Provided material.

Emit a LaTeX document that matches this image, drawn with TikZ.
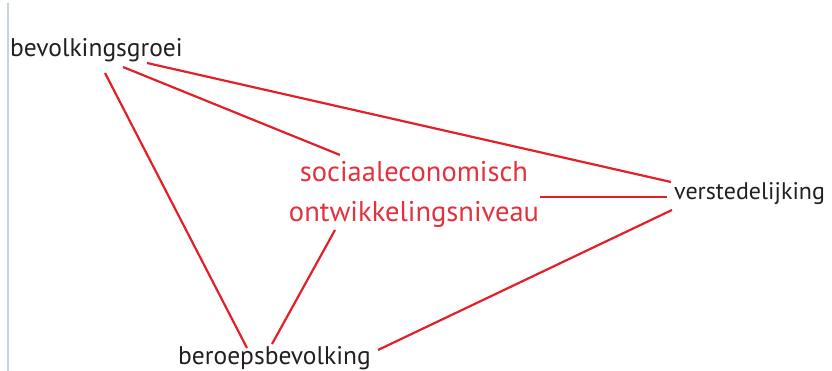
\documentclass[tikz,border=0pt]{standalone}
\usepackage{fontspec}
\setmainfont{PT Sans}
\usetikzlibrary{calc}
\definecolor{linkred}{RGB}{226,32,42}
\definecolor{labred}{RGB}{226,50,62}
\definecolor{labgray}{RGB}{35,31,32}
\definecolor{edgegray}{RGB}{200,210,218}
\tikzset{
  lab/.style={inner sep=0pt, anchor=base west, text=labgray, font=\fontsize{25.5}{30}\selectfont},
  redlab/.style={inner sep=0pt, anchor=base, text=labred, align=center, font=\fontsize{28.5}{40}\selectfont},
  link/.style={draw=linkred, line width=2.2pt}
}
\begin{document}
\begin{tikzpicture}[x=1pt,y=-1pt]
\useasboundingbox (0,0) rectangle (832,371);
\draw[edgegray, line width=2pt] (8,3) -- (8,371);
\node[lab] (bg) at (10,57) {bevolkingsgroei};
\node[lab] (bb) at (178,364) {beroepsbevolking};
\node[lab, font=\fontsize{24}{28}\selectfont] (vs) at (674,200) {verstedelijking};
\node[redlab] (se) at (414,222) {sociaaleconomisch\\ontwikkelingsniveau};
\draw[link] ($(bg.base west)+(95,16)$) -- ($(bb.base west)+(69,-16)$);
\draw[link] ($(bg.base west)+(113,10)$) -- ($(se.base)+(-74,-67)$);
\draw[link] ($(bg.base west)+(137,6)$) -- ($(vs.base west)+(-3,-18)$);
\draw[link] ($(se.base)+(126,-25)$) -- ($(vs.base west)+(-7,-3)$);
\draw[link] ($(se.base)+(-79,8)$) -- ($(bb.base west)+(94,-20)$);
\draw[link] ($(vs.base west)+(-2,10)$) -- ($(bb.base west)+(200,-14)$);
\end{tikzpicture}
\end{document}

Work to complete. Repeat the data above exactly, but not the pictures.

Solution below.
Emit a LaTeX document that matches this image, drawn with TikZ.
\documentclass[tikz,border=0pt]{standalone}
\usepackage{fontspec}
\setmainfont{PT Sans}
\usetikzlibrary{calc}
\definecolor{linkred}{RGB}{226,32,42}
\definecolor{labred}{RGB}{226,50,62}
\definecolor{labgray}{RGB}{35,31,32}
\definecolor{edgegray}{RGB}{200,210,218}
\tikzset{
  lab/.style={inner sep=0pt, anchor=base west, text=labgray, font=\fontsize{25.5}{30}\selectfont},
  redlab/.style={inner sep=0pt, anchor=base, text=labred, align=center, font=\fontsize{28.5}{40}\selectfont},
  link/.style={draw=linkred, line width=2.2pt}
}
\begin{document}
\begin{tikzpicture}[x=1pt,y=-1pt]
\useasboundingbox (0,0) rectangle (832,371);
\draw[edgegray, line width=2pt] (8,3) -- (8,371);
\node[lab] (bg) at (10,57) {bevolkingsgroei};
\node[lab] (bb) at (178,364) {beroepsbevolking};
\node[lab, font=\fontsize{24}{28}\selectfont] (vs) at (674,200) {verstedelijking};
\node[redlab] (se) at (414,222) {sociaaleconomisch\\ontwikkelingsniveau};
\draw[link] ($(bg.base west)+(95,16)$) -- ($(bb.base west)+(69,-16)$);
\draw[link] ($(bg.base west)+(113,10)$) -- ($(se.base)+(-74,-67)$);
\draw[link] ($(bg.base west)+(137,6)$) -- ($(vs.base west)+(-3,-18)$);
\draw[link] ($(se.base)+(126,-25)$) -- ($(vs.base west)+(-7,-3)$);
\draw[link] ($(se.base)+(-79,8)$) -- ($(bb.base west)+(94,-20)$);
\draw[link] ($(vs.base west)+(-2,10)$) -- ($(bb.base west)+(200,-14)$);
\end{tikzpicture}
\end{document}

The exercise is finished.